At this point, my faith was at its lowest ebb, and I had no idea where my life was going. I started college, though I had no clear idea why. I made no real friends.
Marine Drive, Mumbai, Maharashtra, India. Photo: hiten rathod / Alamy Stock.
So I did what I knew: I wandered alone. I walked seven or eight miles along Mumbai’s roads every evening. I sat beside Marine Drive for hours, listening to sad songs, staring at the city lights and the evening rush hour and the darkening water of the bay. I wasn’t searching for God. I wasn’t searching for anything. I just wanted to breathe, for a moment, without hurting. I wanted answers to my questions.
For two years, I went on like this. Sad songs, evenings at Marine Drive, watching the sun go down, watching the world go by – with no answers. It was just another evening at Marine Drive when I felt something.
I was sitting, watching the sun sink into the Arabian Sea, when near me, I heard someone weeping quietly. No, more than one person.
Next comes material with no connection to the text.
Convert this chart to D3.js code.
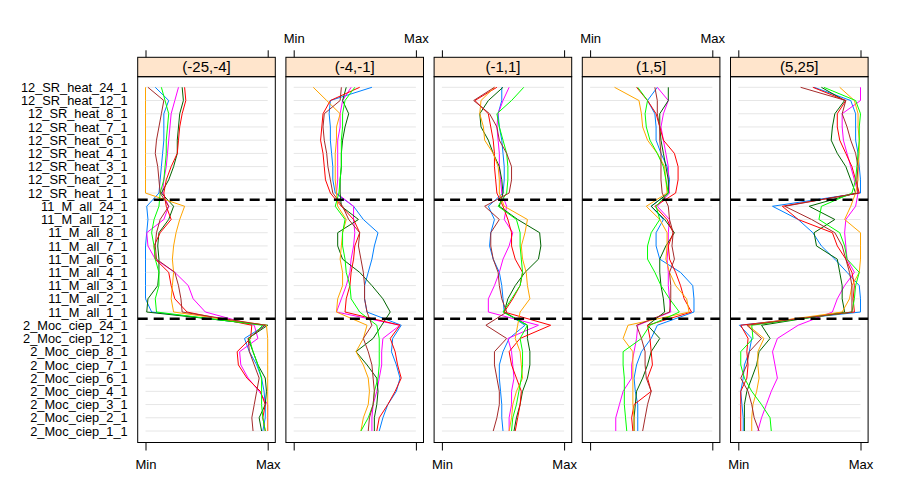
<!DOCTYPE html>
<html><head><meta charset="utf-8">
<script src="https://cdn.jsdelivr.net/npm/d3@7"></script>
<style>body{margin:0;background:#fff}svg{display:block}text{font-family:"Liberation Sans",Arial,sans-serif;fill:#000}</style>
</head><body>
<svg id="c" width="900" height="500"></svg>
<script>
// Variables (rows) from top to bottom
const rows = ["12_SR_heat_24_1","12_SR_heat_12_1","12_SR_heat_8_1","12_SR_heat_7_1","12_SR_heat_6_1","12_SR_heat_4_1","12_SR_heat_3_1","12_SR_heat_2_1","12_SR_heat_1_1",
"11_M_all_24_1","11_M_all_12_1","11_M_all_8_1","11_M_all_7_1","11_M_all_6_1","11_M_all_4_1","11_M_all_3_1","11_M_all_2_1","11_M_all_1_1",
"2_Moc_ciep_24_1","2_Moc_ciep_12_1","2_Moc_ciep_8_1","2_Moc_ciep_7_1","2_Moc_ciep_6_1","2_Moc_ciep_4_1","2_Moc_ciep_3_1","2_Moc_ciep_2_1","2_Moc_ciep_1_1"];
const panelTitles = ["(-25,-4]","(-4,-1]","(-1,1]","(1,5]","(5,25]"];
const seriesColors = ["#0080ff","#ff00ff","#006400","#ff0000","#ffa500","#00ff00","#a52a2a"];
const scaleTicks = ["Min","Max"];
const groupBreaks = [8, 17]; // dashed line after these row indices

// values: 0 = Min, 100 = Max ; order of series: blue, magenta, darkgreen, red, orange, green, brown
const panel1 = [
 [8,19,15,15,15,14,13,12,11, 1,2,1,0,0,0,0,0,5, 98,81,85,91,95,97,98,98,96],
 [27,24,21,20,19,18,17,15,14, 19,15,1,2,8,24,35,39,49, 89,92,77,78,84,93,100,100,100],
 [30,31,28,27,26,26,23,19,13, 23,19,11,10,11,11,10,2,1, 100,84,88,92,98,99,98,93,95],
 [32,33,30,28,27,26,21,17,15, 17,21,12,7,8,19,21,24,34, 87,86,75,76,83,94,98,96,98],
 [0,0,0,0,0,0,0,0,0, 32,28,25,23,22,23,22,21,23, 99,100,100,100,100,100,100,100,100],
 [13,16,19,18,17,17,16,15,12, 11,7,5,7,8,11,11,8,9, 96,85,88,92,95,95,95,96,98],
 [2,15,13,11,9,8,10,11,12, 19,12,9,8,9,24,27,29,30, 98,84,85,89,93,91,89,87,88]
];
const panel2 = [
 [64,30,29,30,30,31,32,32,34, 49,57,69,66,64,61,58,58,60, 88,81,80,84,87,84,77,73,70],
 [47,40,38,38,36,36,36,36,35, 49,49,50,49,47,46,43,39,35, 87,73,72,72,70,68,65,64,64],
 [43,40,45,42,40,39,39,38,38, 39,53,36,36,40,54,64,73,79, 72,65,51,60,68,69,68,66,66],
 [54,30,24,23,22,24,25,26,30, 39,49,54,50,49,47,46,43,42, 87,79,83,85,88,83,77,70,68],
 [16,27,38,35,35,34,34,34,35, 36,43,40,39,38,40,40,36,35, 60,57,51,57,61,62,61,57,55],
 [50,42,40,40,39,39,39,38,37, 34,42,40,40,42,43,46,47,54, 68,70,70,70,69,66,65,61,55],
 [39,38,25,24,25,27,28,30,32, 40,45,54,53,55,57,58,58,60, 64,57,61,64,65,66,65,62,61]
];
const panel3 = [
 [49,49,46,47,49,50,51,51,50, 38,43,40,39,42,47,49,50,51, 68,55,50,47,47,48,49,49,50],
 [55,50,46,45,46,47,47,48,49, 53,51,58,55,50,47,43,38,38, 79,54,57,58,59,57,57,55,55],
 [50,38,31,32,38,42,47,49,50, 47,62,80,81,79,68,60,54,51, 70,70,72,72,70,66,64,61,59],
 [45,27,38,40,42,43,43,44,45, 50,54,57,57,60,66,64,58,51, 89,64,55,57,61,65,64,62,60],
 [43,32,31,34,35,42,46,47,47, 51,70,68,65,66,69,70,72,64, 62,60,64,65,66,61,58,57,55],
 [67,57,45,47,50,53,54,54,53, 46,61,64,64,65,66,64,57,50, 70,64,66,66,65,63,61,58,57],
 [43,26,39,45,47,53,57,57,55, 35,47,40,40,42,46,47,49,53, 36,53,43,43,45,47,47,45,42]
];
const panel4 = [
 [55,47,53,54,54,58,63,65,64, 50,60,54,54,57,74,84,85,85, 55,50,42,38,36,37,39,39,39],
 [55,64,60,58,60,62,64,64,65, 55,65,64,64,63,64,64,65,66, 39,38,36,34,34,27,24,21,21],
 [64,64,57,57,58,60,62,64,64, 50,61,69,62,57,57,58,60,61, 47,57,50,47,43,38,37,36,36],
 [38,47,54,57,60,69,72,72,70, 53,63,68,64,65,70,74,77,83, 47,49,50,51,47,50,36,34,35],
 [20,40,42,43,47,55,61,62,63, 46,57,63,63,62,65,70,79,81, 31,27,35,35,35,35,35,36,36],
 [39,47,45,46,49,55,60,62,64, 54,57,50,47,47,53,58,65,73, 49,42,27,27,28,28,28,29,30],
 [53,55,55,57,57,58,58,58,59, 64,65,68,67,69,65,66,66,65, 38,42,45,45,46,50,47,45,43]
];
const panel5 = [
 [62,92,96,96,96,98,99,100,100, 28,49,61,68,79,89,99,100,100, 1,11,9,5,4,2,3,4,4],
 [100,100,85,85,86,89,92,95,98, 96,88,87,88,89,95,87,81,77, 49,32,28,30,32,27,23,19,16],
 [68,87,79,77,76,81,88,92,96, 58,79,62,64,81,83,85,85,87, 19,26,17,15,11,7,5,5,5],
 [61,88,81,81,83,88,93,96,99, 36,49,77,81,88,93,95,94,95, 2,8,7,8,7,2,2,2,2],
 [83,95,98,98,99,99,98,98,96, 92,87,100,100,100,99,93,91,85, 8,21,16,16,17,15,12,11,11],
 [70,96,100,99,99,98,97,96,93, 68,66,83,87,89,99,96,95,93, 11,12,2,2,5,11,19,26,27],
 [51,88,85,89,92,96,98,97,98, 38,60,79,85,88,91,93,93,93, 7,19,9,7,2,8,11,13,17]
];
const panelData = [panel1, panel2, panel3, panel4, panel5];

const svg = d3.select("#c");
const panelLeft0 = 137.7, panelPitch = 148.2, panelW = 137.6;
const stripTop = 57.3, stripBottom = 76.7, panelBottom = 442.5;
const FONT = '"Liberation Sans",Arial,sans-serif';

const y = d3.scalePoint().domain(rows).range([87.3, 431]);

// Y axis labels
const yAxis = d3.axisLeft(y).tickSize(0).tickPadding(10);
const ya = svg.append("g").attr("transform", `translate(${panelLeft0},0)`).call(yAxis);
ya.select(".domain").remove();
ya.selectAll("text").attr("font-size", 12.8).style("font-family", FONT).attr("fill", "#000");

panelTitles.forEach((title, i) => {
  const left = panelLeft0 + panelPitch * i;
  const x = d3.scaleLinear().domain([0, 100]).range([left + 7.8, left + 130]);
  const g = svg.append("g");

  // strip
  g.append("rect").attr("x", left).attr("y", stripTop).attr("width", panelW).attr("height", stripBottom - stripTop)
    .attr("fill", "#ffe5cc").attr("stroke", "#000").attr("stroke-width", 1);
  g.append("text").attr("x", left + panelW / 2).attr("y", (stripTop + stripBottom) / 2).attr("dy", "0.36em")
    .attr("text-anchor", "middle").attr("font-size", 15).text(title);

  // grid lines
  g.selectAll("line.grid").data(rows).join("line").attr("class", "grid")
    .attr("x1", x(0)).attr("x2", x(100)).attr("y1", d => y(d)).attr("y2", d => y(d))
    .attr("stroke", "#e6e6e6").attr("stroke-width", 1);

  // series
  const line = d3.line().x(d => x(d[0])).y(d => y(d[1]));
  panelData[i].forEach((vals, s) => {
    g.append("path").datum(vals.map((v, k) => [v, rows[k]]))
      .attr("d", line).attr("fill", "none").attr("stroke", seriesColors[s]).attr("stroke-width", 1);
  });

  // dashed separators
  groupBreaks.forEach(k => {
    const yy = (y(rows[k]) + y(rows[k + 1])) / 2;
    g.append("line").attr("x1", left).attr("x2", left + panelW).attr("y1", yy).attr("y2", yy)
      .attr("stroke", "#000").attr("stroke-width", 2.5).attr("stroke-dasharray", "10,6");
  });

  // panel border
  g.append("rect").attr("x", left).attr("y", stripBottom).attr("width", panelW).attr("height", panelBottom - stripBottom)
    .attr("fill", "none").attr("stroke", "#000").attr("stroke-width", 1);

  // bottom axis
  const bAxis = d3.axisBottom(x).tickValues([0, 100]).tickSize(8).tickPadding(9)
    .tickFormat((d, j) => (i % 2 === 0 ? scaleTicks[j] : ""));
  const ba = g.append("g").attr("transform", `translate(0,${panelBottom})`).call(bAxis);
  ba.select(".domain").remove();
  ba.selectAll("line").attr("stroke", "#000");
  ba.selectAll("text").attr("font-size", 13).style("font-family", FONT).attr("fill", "#000");

  // top axis
  const tAxis = d3.axisTop(x).tickValues([0, 100]).tickSize(7).tickPadding(7)
    .tickFormat((d, j) => (i % 2 === 1 ? scaleTicks[j] : ""));
  const ta = g.append("g").attr("transform", `translate(0,${stripTop})`).call(tAxis);
  ta.select(".domain").remove();
  ta.selectAll("line").attr("stroke", "#000");
  ta.selectAll("text").attr("font-size", 13).style("font-family", FONT).attr("fill", "#000");
});
</script>
</body></html>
Maybe these people were always there, but I never noticed them before.
I didn’t know their stories, but their pain was familiar. For the first time in years, I wasn’t angry. I wasn’t bitter. I was simply human.
My mind whispered, “Sharukh, everyone suffers. You’re not alone.”
And another voice countered, “But your pain is bigger. You lost everything.”
Then came the third voice, clearest of all: “How do you know their loss isn’t as great as yours?”
Seeing someone else cry shattered me again. The idea that maybe I’m not the only one carrying something unbearable arrived without warning.
I sat there for hours. The crash of the waves, the glow of the sunset, the hum of the city behind me – everything felt like a quiet conversation. That was the first crack in the wall I’d built around myself.
In subsequent visits to the promenade, I had more questions. This time, different ones. While I didn’t suddenly regain faith, I now wanted to know more about God. I was no longer numb, but curious. Is God the judge, jury, and executioner? Does he live in certain assigned places? Is he really impressed with all our rituals and rules? Or have we humans reduced something vast into what is convenient to us?
My mother had taught me her version of faith, but what was now growing inside me was something very different. My observations and experiences of the world around me started restoring my faith, but in a completely new way. I was meeting people who had their own challenges, some quite similar to mine. My heart was starting to learn empathy again. At this stage in life, I also stumbled into my first true friend.
With my faith restored, my concept of God changed too. He was no longer the one I had to impress with rituals, as my mother believed. For me, He was around. The wind on my face, the crashing waves, the tiny wildflowers that grow in the cracks of concrete all spoke of his presence. A divine presence, not an authoritarian personality. A light, not a law.
Years after her death, I finally walked back into the fire temple my mother loved and visited the most. Not out of obligation, not out of fear, but because something inside me felt ready.
There I said something I had never dared to say before: “I don’t know the prayers anymore. But I know you won’t judge me for that.” And for a moment, it felt like my mother was standing right next to me.
When I stepped out, I carried two feelings: peace, because the anger was gone; and a quiet sadness, because what I believed now was not what my mother had taught me. I had grown into a different kind of faith, shaped by loss, shaped by questions, shaped by long evenings at Marine Drive.
Looking back, I often think that if my mother were here, I might never have learned this. Her teachings would have held me, protected me, but they would not have stretched me. Losing her broke me into a thousand pieces, but it also rebuilt me, slowly, painfully, beautifully.
My faith is no longer the faith she knew. It’s the faith life shaped in me. And I think she would understand, wherever she is.